One day his mother had been reading to him the stirring tale of King Arthur and his Knights of the Round Table...and about the last glorious battle where so many fair knights met their death. She closed the book and her son sat silent for a moment, deeply stirred. Then he asked his question, "Mama, what is it like to die? Mama, does it hurt?" Quick tears sprang to her eyes, and she hurried to the kitchen, supposedly to tend to something on the stove. She knew it was a question with deep significance and that it must be answered satisfactorily. She paused for a moment and breathed a hurried prayer that the Lord would keep her from breaking down before her son and that she would be able to give him an answer.

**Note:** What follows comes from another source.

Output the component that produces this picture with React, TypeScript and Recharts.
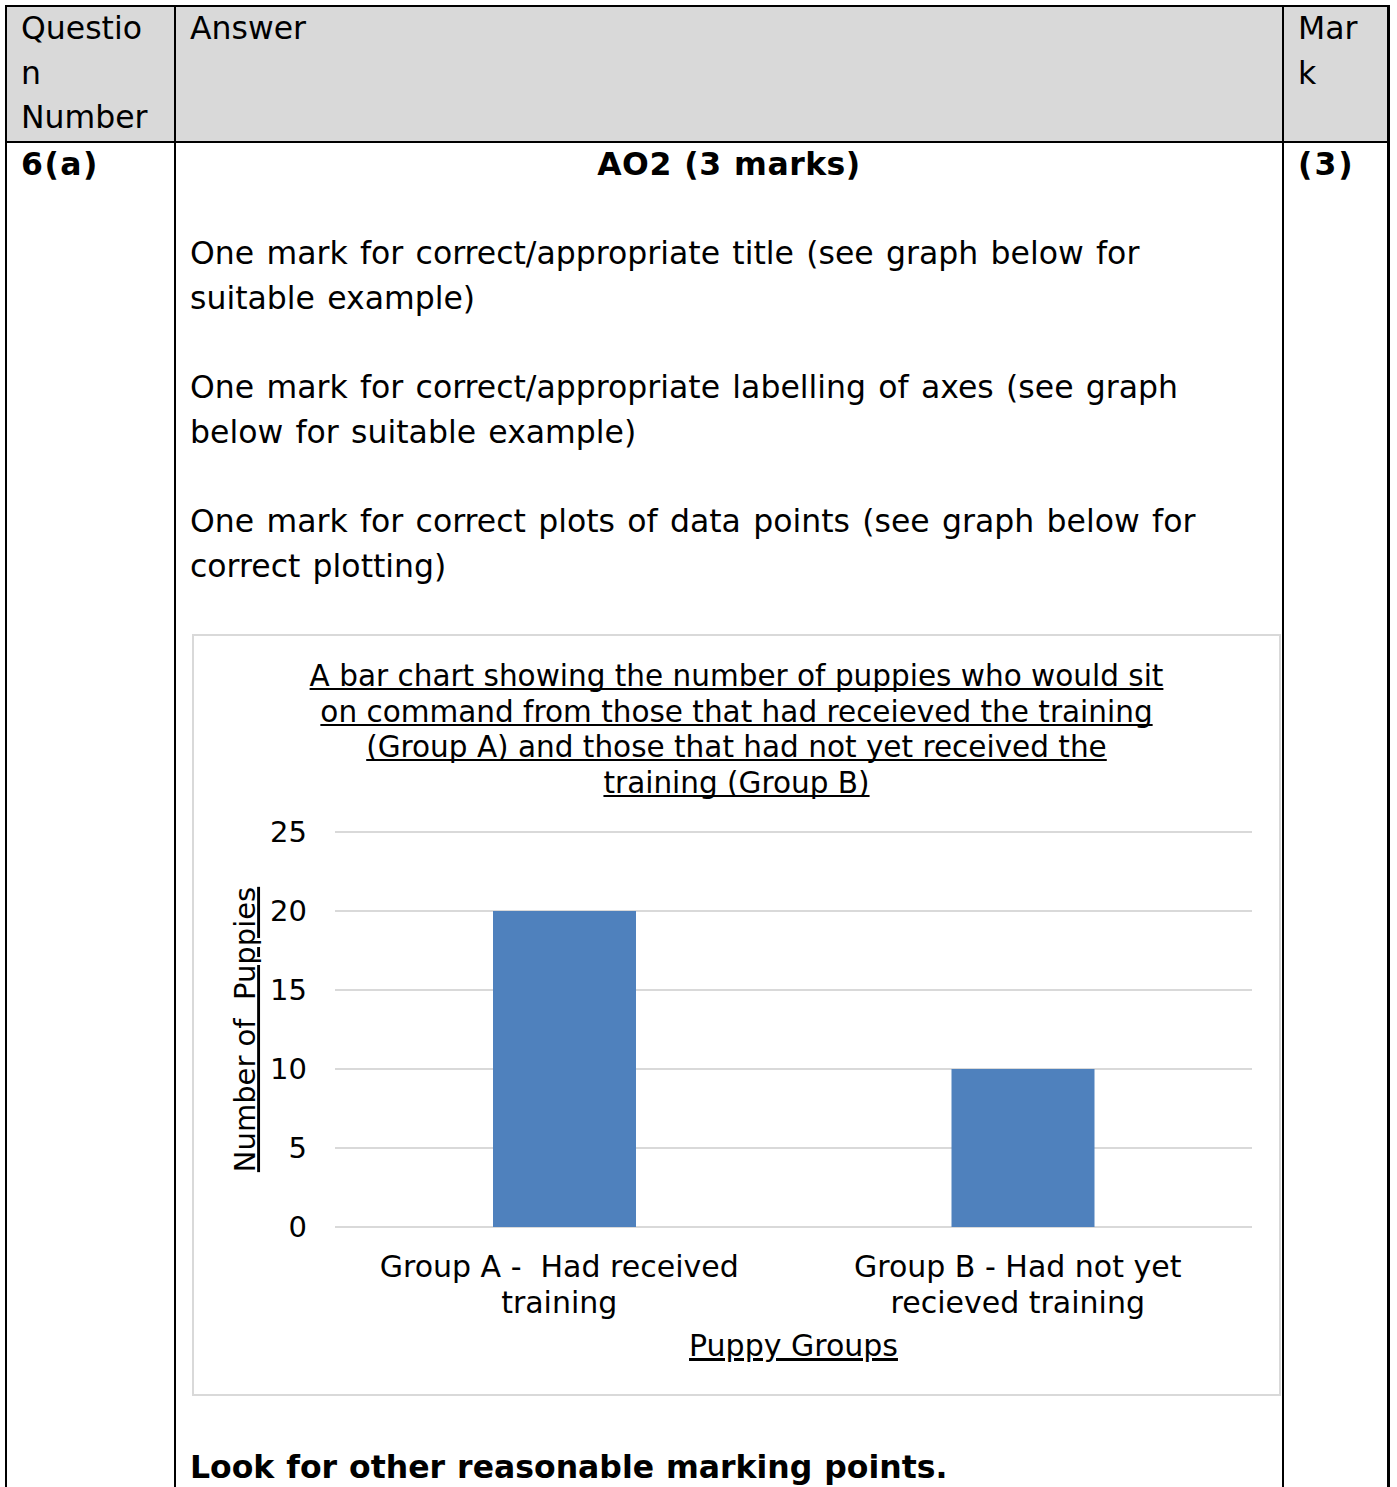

The Lord gave her inspiration. She returned to her son and said, "Kenneth, do you remember when you were a tiny boy how you used to play so hard all day that when night came you were too tired even to undress, and you'd tumble into my bed and fall asleep? That was not your bed; it was not where you belonged. You would only stay there a little while, and much to your surprise you would wake up and find yourself in your own bed in your own room. You were there because someone who loved you had taken care of you. Your father had come with big strong arms and carried you away. Kenneth, darling, death is just like that. We just wake up one morning to find ourselves in the other room--our room where we belong, because the Lord Jesus loves us enough to die for us." The boy's shining face looking up into hers told her that the point had been made. Kenneth never questioned again.
Several weeks later, he fell asleep just as she had said, and the Father's big, strong arms carried him to his own room.
"I will dwell in the house of the Lord forever... I will come back and take you to be with me that you also may be where I am." Jesus' nailed scarred hands will take us home.